Introduction to RAID
RAID: Redundant Array of Independent Disks. The term is widely misused in various forms and is not well understood by many. A RAID array describes at least two hard drives that work together to either increase performance, add redundancy, or both. For the sake of this discussion (setting up the safest RAID array using inexpensive SATA disks) we will stick to those schemes which offer data redundancy, but talk about the worst type as well.
RAID 0: Striping between two or more disks. The capacity of the array is determined by the size of the drives. Two 500GB drives would make a 1TB array. Data is split between at least two hard drives so that they can be read and written to at the same time, nearly doubling speed. The downside is that if either disk fails, all data on both drives is lost.
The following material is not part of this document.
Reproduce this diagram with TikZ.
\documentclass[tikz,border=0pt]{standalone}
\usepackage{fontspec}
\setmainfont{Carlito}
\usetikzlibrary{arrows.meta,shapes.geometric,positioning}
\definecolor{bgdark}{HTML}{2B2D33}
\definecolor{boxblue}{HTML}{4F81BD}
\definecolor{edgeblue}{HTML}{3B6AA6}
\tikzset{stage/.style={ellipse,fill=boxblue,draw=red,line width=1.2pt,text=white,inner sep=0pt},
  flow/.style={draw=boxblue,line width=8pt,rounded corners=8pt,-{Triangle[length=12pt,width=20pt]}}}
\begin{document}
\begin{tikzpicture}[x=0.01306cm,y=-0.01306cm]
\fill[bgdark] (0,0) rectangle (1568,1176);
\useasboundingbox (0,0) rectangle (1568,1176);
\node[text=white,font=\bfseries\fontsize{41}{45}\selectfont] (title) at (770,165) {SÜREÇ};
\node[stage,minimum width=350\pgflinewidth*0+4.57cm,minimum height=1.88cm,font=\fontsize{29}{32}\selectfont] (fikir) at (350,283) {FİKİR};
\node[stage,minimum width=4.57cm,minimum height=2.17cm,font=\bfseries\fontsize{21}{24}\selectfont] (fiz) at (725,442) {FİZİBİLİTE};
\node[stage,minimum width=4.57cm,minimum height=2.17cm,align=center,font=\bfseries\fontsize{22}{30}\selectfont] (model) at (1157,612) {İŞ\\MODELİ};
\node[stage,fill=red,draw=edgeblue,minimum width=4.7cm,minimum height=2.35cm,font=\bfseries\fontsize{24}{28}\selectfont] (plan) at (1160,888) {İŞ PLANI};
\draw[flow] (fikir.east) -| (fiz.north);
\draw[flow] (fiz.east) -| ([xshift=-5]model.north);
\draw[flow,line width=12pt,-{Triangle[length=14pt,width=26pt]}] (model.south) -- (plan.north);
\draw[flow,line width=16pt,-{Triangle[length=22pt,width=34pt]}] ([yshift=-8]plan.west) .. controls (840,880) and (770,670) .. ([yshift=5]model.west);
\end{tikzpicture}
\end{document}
RAID 1: Mirroring between two disks. This mirrors information. Data speed is better than single disk performance. If either drive fails, the other will maintain the integrity of the data until the failed drive is replaced. Two drives of equal size are needed. Two 500GB drives will yield a 500GB array.
RAID 5: Striping with Parity. This setup requires 3 disks. Each disks contains 1/3 of the information that the array contains, and each disk has enough information on it to rebuild any single disk that fails, while maintaining the integrity of the data even if one disk fails. If two disks fail, the data is lost forever.
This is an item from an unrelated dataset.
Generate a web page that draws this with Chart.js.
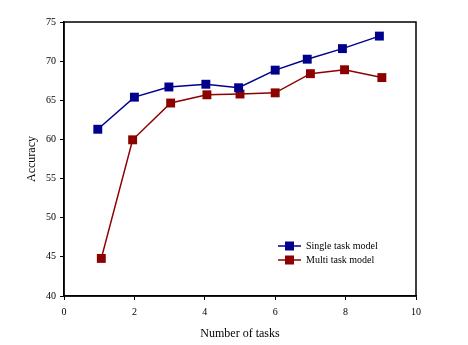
<!DOCTYPE html>
<html>
<head>
<meta charset="utf-8">
<script src="https://cdn.jsdelivr.net/npm/chart.js@4/dist/chart.umd.min.js"></script>
<style>
html,body{margin:0;padding:0;background:#fff;}
#wrap{width:468px;height:345px;}
</style>
</head>
<body>
<div id="wrap"><canvas id="c" width="468" height="345"></canvas></div>
<script>
const singleX = [0.96, 2.0, 2.98, 4.03, 4.96, 6.0, 6.91, 7.91, 8.96];
const singleY = [61.3, 65.4, 66.7, 67.05, 66.6, 68.85, 70.25, 71.6, 73.2];
const multiX = [1.06, 1.95, 3.03, 4.06, 5.0, 6.0, 7.0, 7.97, 9.03];
const multiY = [44.8, 59.95, 64.65, 65.7, 65.8, 65.95, 68.4, 68.9, 67.9];
const seriesNames = ['Single task model', 'Multi task model'];
const seriesColors = ['#00008c', '#8c0000'];
const xTitle = 'Number of tasks';
const yTitle = 'Accuracy';

const toPts = (xs, ys) => xs.map((x, i) => ({x: x, y: ys[i]}));

const frame = {
  id: 'frame',
  afterDatasetsDraw(chart) {
    const {ctx, chartArea: a} = chart;
    ctx.save();
    ctx.strokeStyle = '#000';
    ctx.lineWidth = 1.5;
    ctx.strokeRect(a.left, a.top, a.right - a.left, a.bottom - a.top);
    // legend
    const lx = 278, tx = 306, rows = [246, 260];
    ctx.font = '10px "Liberation Serif", serif';
    ctx.textBaseline = 'middle';
    ctx.textAlign = 'left';
    rows.forEach((y, i) => {
      ctx.strokeStyle = seriesColors[i];
      ctx.lineWidth = 1.5;
      ctx.beginPath(); ctx.moveTo(lx, y); ctx.lineTo(lx + 23, y); ctx.stroke();
      ctx.fillStyle = seriesColors[i];
      ctx.fillRect(lx + 7, y - 4.5, 9, 9);
      ctx.fillStyle = '#000';
      ctx.fillText(seriesNames[i], tx, y);
    });
    ctx.restore();
  }
};

new Chart(document.getElementById('c'), {
  type: 'line',
  data: {
    datasets: [
      {label: seriesNames[0], data: toPts(singleX, singleY), borderColor: seriesColors[0], backgroundColor: seriesColors[0], borderWidth: 1.5, pointStyle: 'rect', pointRadius: 6.3, pointBorderWidth: 0},
      {label: seriesNames[1], data: toPts(multiX, multiY), borderColor: seriesColors[1], backgroundColor: seriesColors[1], borderWidth: 1.5, pointStyle: 'rect', pointRadius: 6.3, pointBorderWidth: 0}
    ]
  },
  options: {
    responsive: false,
    animation: false,
    devicePixelRatio: 1,
    layout: {padding: {left: 0, right: 52, top: 22, bottom: 0}},
    plugins: {legend: {display: false}, tooltip: {enabled: false}},
    scales: {
      x: {
        type: 'linear', min: 0, max: 10,
        afterFit(s) { s.height = 49; },
        ticks: {stepSize: 2, color: '#000', font: {family: '"Liberation Serif", serif', size: 10}, padding: 6, maxRotation: 0},
        grid: {drawOnChartArea: false, drawTicks: true, tickLength: 4, color: '#000', lineWidth: 1},
        border: {color: '#000', width: 1.5},
        title: {display: true, text: xTitle, color: '#000', font: {family: '"Liberation Serif", serif', size: 12}, padding: {top: 0, bottom: 4}}
      },
      y: {
        min: 40, max: 75,
        afterFit(s) { s.width = 64; },
        ticks: {stepSize: 5, color: '#000', font: {family: '"Liberation Serif", serif', size: 10}, padding: 4},
        grid: {drawOnChartArea: false, drawTicks: true, tickLength: 4, color: '#000', lineWidth: 1},
        border: {color: '#000', width: 1.5},
        title: {display: true, text: yTitle, color: '#000', font: {family: '"Liberation Serif", serif', size: 12}, padding: {top: 25, bottom: 0}}
      }
    }
  },
  plugins: [frame]
});
</script>
</body>
</html>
So now you know what a RAID array is and what types are most common. But which is the safest type of hard drive (SATA) RAID array and which will work best for you?
RAID Arrays: Which will work best for you?
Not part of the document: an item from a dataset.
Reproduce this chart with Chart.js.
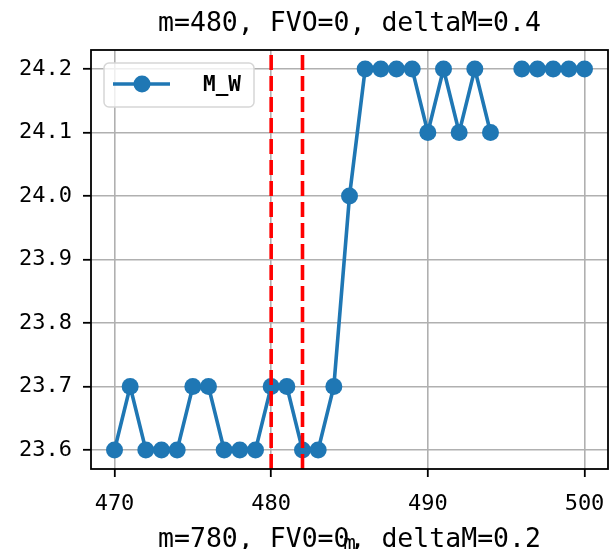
<!DOCTYPE html>
<html>
<head>
<meta charset="utf-8">
<script src="https://cdn.jsdelivr.net/npm/chart.js@4/dist/chart.umd.min.js"></script>
<style>
html,body{margin:0;padding:0;background:#fff;}
#wrap{width:610px;height:549px;position:relative;}
</style>
</head>
<body>
<div id="wrap"><canvas id="c" width="610" height="549"></canvas></div>
<script>
// ---- data ----
const mValues = [470,471,472,473,474,475,476,477,478,479,480,481,482,483,484,485,486,487,488,489,490,491,492,493,494,495,496,497,498,499,500];
const mwValues = [23.6,23.7,23.6,23.6,23.6,23.7,23.7,23.6,23.6,23.6,23.7,23.7,23.6,23.6,23.7,24.0,24.2,24.2,24.2,24.2,24.1,24.2,24.1,24.2,24.1,null,24.2,24.2,24.2,24.2,24.2];
const vlineX = [480, 482];
const xTicks = [470, 480, 490, 500];
const yTicks = [23.6, 23.7, 23.8, 23.9, 24.0, 24.1, 24.2];
const seriesLabel = 'M_W';
const titleTop = 'm=480, FVO=0, deltaM=0.4';
const titleBottom = 'm=780, FV0=0, deltaM=0.2';
const xLabel = 'm';

const X_MIN = 468.5, X_MAX = 501.5, Y_MIN = 23.57, Y_MAX = 24.23;
const BLUE = '#1f77b4';
const MONO = '"DejaVu Sans Mono", monospace';

const datasets = [{
  label: seriesLabel,
  data: mValues.map((m, i) => ({x: m, y: mwValues[i]})),
  borderColor: BLUE,
  backgroundColor: BLUE,
  borderWidth: 3.6,
  pointRadius: 8.5,
  pointHoverRadius: 8.5,
  pointBorderWidth: 0,
  pointBackgroundColor: BLUE,
  spanGaps: false,
  tension: 0,
  order: 1
}];
vlineX.forEach(v => datasets.push({
  label: 'v' + v,
  data: [{x: v, y: Y_MIN}, {x: v, y: Y_MAX}],
  borderColor: '#ff0000',
  borderWidth: 3.6,
  borderDash: [15, 6],
  pointRadius: 0,
  pointHoverRadius: 0,
  order: 0
}));

const decor = {
  id: 'decor',
  afterDatasetsDraw(chart) {
    const ctx = chart.ctx, a = chart.chartArea;
    ctx.save();
    // frame
    ctx.strokeStyle = '#000';
    ctx.lineWidth = 1.8;
    ctx.strokeRect(a.left, a.top, a.right - a.left, a.bottom - a.top);
    // legend
    const lx = 104, ly = 63, lw = 150, lh = 44, r = 5;
    ctx.beginPath();
    ctx.roundRect(lx, ly, lw, lh, r);
    ctx.fillStyle = 'rgba(255,255,255,0.8)';
    ctx.fill();
    ctx.strokeStyle = '#d6d6d6';
    ctx.lineWidth = 1.5;
    ctx.stroke();
    ctx.beginPath();
    ctx.moveTo(113, 84); ctx.lineTo(170, 84);
    ctx.strokeStyle = BLUE; ctx.lineWidth = 3.6; ctx.stroke();
    ctx.beginPath();
    ctx.arc(142, 84, 8.5, 0, Math.PI * 2);
    ctx.fillStyle = BLUE; ctx.fill();
    ctx.fillStyle = '#000';
    ctx.font = 'bold 21px ' + MONO;
    ctx.textAlign = 'left';
    ctx.textBaseline = 'alphabetic';
    ctx.fillText(seriesLabel, 203, 91);
    // titles
    const cx = (a.left + a.right) / 2;
    ctx.textAlign = 'center';
    ctx.font = '21px ' + MONO;
    ctx.fillText(xLabel, cx, 550);
    ctx.font = '26.5px ' + MONO;
    ctx.fillText(titleTop, cx, 31);
    ctx.fillText(titleBottom, cx, 547);
    ctx.restore();
  }
};

function zeroMargins(ax, keys) {
  keys.forEach(k => {
    ax['padding' + k[0].toUpperCase() + k.slice(1)] = 0;
    if (ax._margins) ax._margins[k] = 0;
  });
}

new Chart(document.getElementById('c'), {
  type: 'line',
  data: {datasets},
  options: {
    responsive: false,
    animation: false,
    events: [],
    layout: {autoPadding: false, padding: {top: 50, right: 2, left: 0, bottom: 0}},
    plugins: {legend: {display: false}, title: {display: false}, tooltip: {enabled: false}},
    scales: {
      x: {
        type: 'linear',
        min: X_MIN, max: X_MAX,
        afterBuildTicks: ax => { ax.ticks = xTicks.map(v => ({value: v})); },
        afterFit: ax => { ax.height = 80; zeroMargins(ax, ['left', 'right']); },
        grid: {color: '#b0b0b0', lineWidth: 1.6, drawTicks: true, tickLength: 8, tickColor: '#000', tickWidth: 1.8},
        border: {display: false},
        ticks: {color: '#000', font: {family: MONO, size: 22}, padding: 14, maxRotation: 0, autoSkip: false,
                callback: v => String(v)}
      },
      y: {
        type: 'linear',
        min: Y_MIN, max: Y_MAX,
        afterBuildTicks: ax => { ax.ticks = yTicks.map(v => ({value: v})); },
        afterFit: ax => { ax.width = 91; zeroMargins(ax, ['top', 'bottom']); },
        grid: {color: '#b0b0b0', lineWidth: 1.6, drawTicks: true, tickLength: 8, tickColor: '#000', tickWidth: 1.8},
        border: {display: false},
        ticks: {color: '#000', font: {family: MONO, size: 22}, padding: 11, autoSkip: false,
                callback: v => Number(v).toFixed(1)}
      }
    }
  },
  plugins: [decor]
});
</script>
</body>
</html>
Really, what will work best for you is up to you. But an educated decision is needed. RAID 0 is great for speed, but terrible for data protection. I’ve seen people lose one drive and lose all their data. RAID 1 is excellent because both drives would have to die for your data to be lost. Its also nice and fast. RAID 5 is even better, but requires more disks. RAID 0 gets the capacity of both drives, RAID 1 gets the capacity of one drive, and RAID 5 gets the capacity of a little less than 2 drives.
If you’re going for sheer speed, RAID 0 really is very fast and is very impressive. What can be done is to use 4 disks instead of two in a hybrid setup. Drives 0 and 1 are striped in a RAID 0, and disks 2 and 3 are striped in a RAID 0. Then both arrays are mirrored in a RAID 1. You can lose up to two drives, one in each array before you lose data. Depending how it is configured (striped then mirrored or mirrored then striped) it is called a RAID 1+0 or RAID 0+1. Some people refer to it as “RAID 10” but that is not quite accurate.
For the safest setup, I would suggest either RAID 1 or RAID 1+0. If your controller supports RAID 5, that is excellent too.
For more reading, nothing beats a Google search for RAID array. May the best array win!